[begin Supplied material]
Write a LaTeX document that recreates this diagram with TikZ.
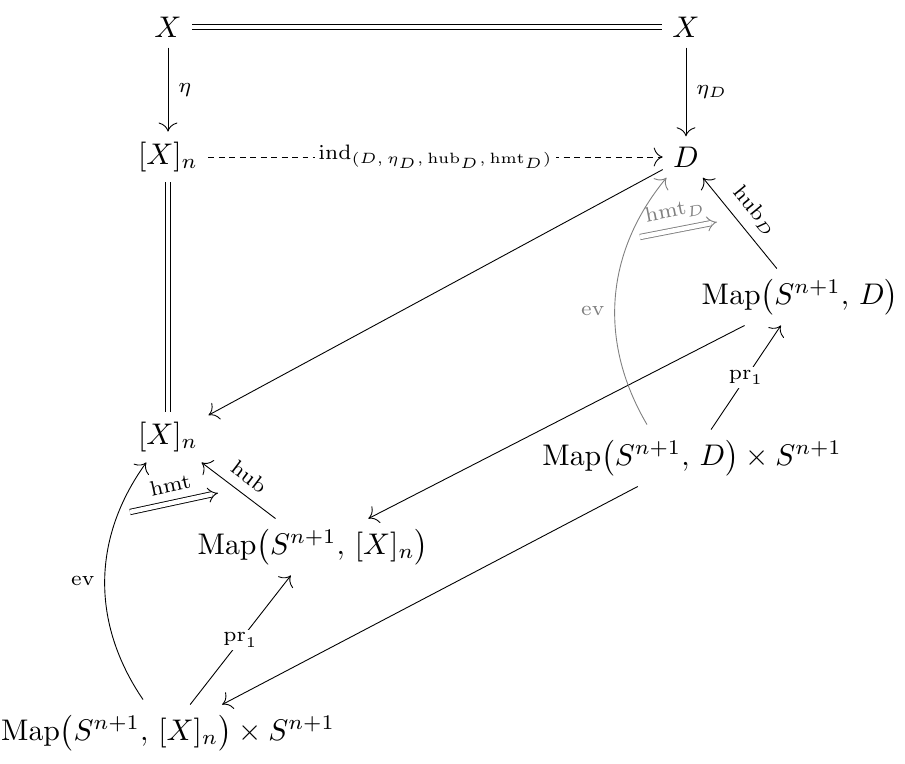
\documentclass[tikz,border=0pt]{standalone}
\usepackage{amsmath}
\usetikzlibrary{arrows.meta}
\begin{document}
\begin{tikzpicture}[x=0.335pt,y=-0.335pt,
  ar/.style={-{To[length=3pt]},line width=0.3pt},
  dbl/.style={double,double distance=1.5pt,line width=0.3pt},
  dblar/.style={double,double distance=1.5pt,line width=0.3pt,-{Implies}},
  lb/.style={font=\scriptsize,fill=white,inner sep=1pt}]
\useasboundingbox (0,0) rectangle (905,764);
\node (X1) at (168,27) {$X$};
\node (X2) at (686,27) {$X$};
\node (Xn) at (168,157) {$[X]_n$};
\node (D) at (686,157) {$D$};
\node (Xn2) at (168,437) {$[X]_n$};
\node (MD) at (800,297) {$\operatorname{Map}\bigl(S^{n+1},\,D\bigr)$};
\node (MDS) at (692,458) {$\operatorname{Map}\bigl(S^{n+1},\,D\bigr)\times S^{n+1}$};
\node (MX) at (313,547) {$\operatorname{Map}\bigl(S^{n+1},\,[X]_n\bigr)$};
\node (MXS) at (168,733) {$\operatorname{Map}\bigl(S^{n+1},\,[X]_n\bigr)\times S^{n+1}$};
\draw[dbl] (X1) -- (X2);
\draw[ar] (X1) -- node[right,font=\scriptsize]{$\eta$} (Xn);
\draw[ar] (X2) -- node[right,font=\scriptsize]{$\eta_D$} (D);
\draw[ar,dash pattern=on 2pt off 1.5pt] (Xn) -- node[lb]{$\mathrm{ind}_{(D,\,\eta_D,\,\mathrm{hub}_D,\,\mathrm{hmt}_D)}$} (D);
\draw[dbl] (Xn) -- (Xn2);
\draw[ar] (D) -- (Xn2);
\draw[ar] (MD) -- (MX);
\draw[ar] (MDS) -- (MXS);
\draw[ar] (MD) -- node[sloped,font=\scriptsize,anchor=south]{$\mathrm{hub}_D$} (D);
\draw[ar] (MDS) -- node[lb]{$\mathrm{pr}_1$} (MD);
\draw[ar,gray] (MDS.north) ++(-45,-5) coordinate (e1) to[bend left=35] node[left,font=\scriptsize,pos=0.45]{ev} (D);
\draw[dblar,gray] (640,237) -- node[above,sloped,font=\scriptsize]{$\mathrm{hmt}_D$} (717,222);
\draw[ar] (MX) -- node[sloped,font=\scriptsize,anchor=south]{$\mathrm{hub}$} (Xn2);
\draw[ar] (MXS) -- node[lb]{$\mathrm{pr}_1$} (MX);
\draw[ar] (MXS.north) ++(-25,-5) coordinate (e2) to[bend left=35] node[left,font=\scriptsize]{ev} (Xn2);
\draw[dblar] (130,512) -- node[above,sloped,font=\scriptsize]{$\mathrm{hmt}$} (218,493);
\end{tikzpicture}
\end{document}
[end Supplied material]
** Direction **
All of the material above should be reproduced exactly, except the pictures.

** Completed task **
Write a LaTeX document that recreates this diagram with TikZ.
\documentclass[tikz,border=0pt]{standalone}
\usepackage{amsmath}
\usetikzlibrary{arrows.meta}
\begin{document}
\begin{tikzpicture}[x=0.335pt,y=-0.335pt,
  ar/.style={-{To[length=3pt]},line width=0.3pt},
  dbl/.style={double,double distance=1.5pt,line width=0.3pt},
  dblar/.style={double,double distance=1.5pt,line width=0.3pt,-{Implies}},
  lb/.style={font=\scriptsize,fill=white,inner sep=1pt}]
\useasboundingbox (0,0) rectangle (905,764);
\node (X1) at (168,27) {$X$};
\node (X2) at (686,27) {$X$};
\node (Xn) at (168,157) {$[X]_n$};
\node (D) at (686,157) {$D$};
\node (Xn2) at (168,437) {$[X]_n$};
\node (MD) at (800,297) {$\operatorname{Map}\bigl(S^{n+1},\,D\bigr)$};
\node (MDS) at (692,458) {$\operatorname{Map}\bigl(S^{n+1},\,D\bigr)\times S^{n+1}$};
\node (MX) at (313,547) {$\operatorname{Map}\bigl(S^{n+1},\,[X]_n\bigr)$};
\node (MXS) at (168,733) {$\operatorname{Map}\bigl(S^{n+1},\,[X]_n\bigr)\times S^{n+1}$};
\draw[dbl] (X1) -- (X2);
\draw[ar] (X1) -- node[right,font=\scriptsize]{$\eta$} (Xn);
\draw[ar] (X2) -- node[right,font=\scriptsize]{$\eta_D$} (D);
\draw[ar,dash pattern=on 2pt off 1.5pt] (Xn) -- node[lb]{$\mathrm{ind}_{(D,\,\eta_D,\,\mathrm{hub}_D,\,\mathrm{hmt}_D)}$} (D);
\draw[dbl] (Xn) -- (Xn2);
\draw[ar] (D) -- (Xn2);
\draw[ar] (MD) -- (MX);
\draw[ar] (MDS) -- (MXS);
\draw[ar] (MD) -- node[sloped,font=\scriptsize,anchor=south]{$\mathrm{hub}_D$} (D);
\draw[ar] (MDS) -- node[lb]{$\mathrm{pr}_1$} (MD);
\draw[ar,gray] (MDS.north) ++(-45,-5) coordinate (e1) to[bend left=35] node[left,font=\scriptsize,pos=0.45]{ev} (D);
\draw[dblar,gray] (640,237) -- node[above,sloped,font=\scriptsize]{$\mathrm{hmt}_D$} (717,222);
\draw[ar] (MX) -- node[sloped,font=\scriptsize,anchor=south]{$\mathrm{hub}$} (Xn2);
\draw[ar] (MXS) -- node[lb]{$\mathrm{pr}_1$} (MX);
\draw[ar] (MXS.north) ++(-25,-5) coordinate (e2) to[bend left=35] node[left,font=\scriptsize]{ev} (Xn2);
\draw[dblar] (130,512) -- node[above,sloped,font=\scriptsize]{$\mathrm{hmt}$} (218,493);
\end{tikzpicture}
\end{document}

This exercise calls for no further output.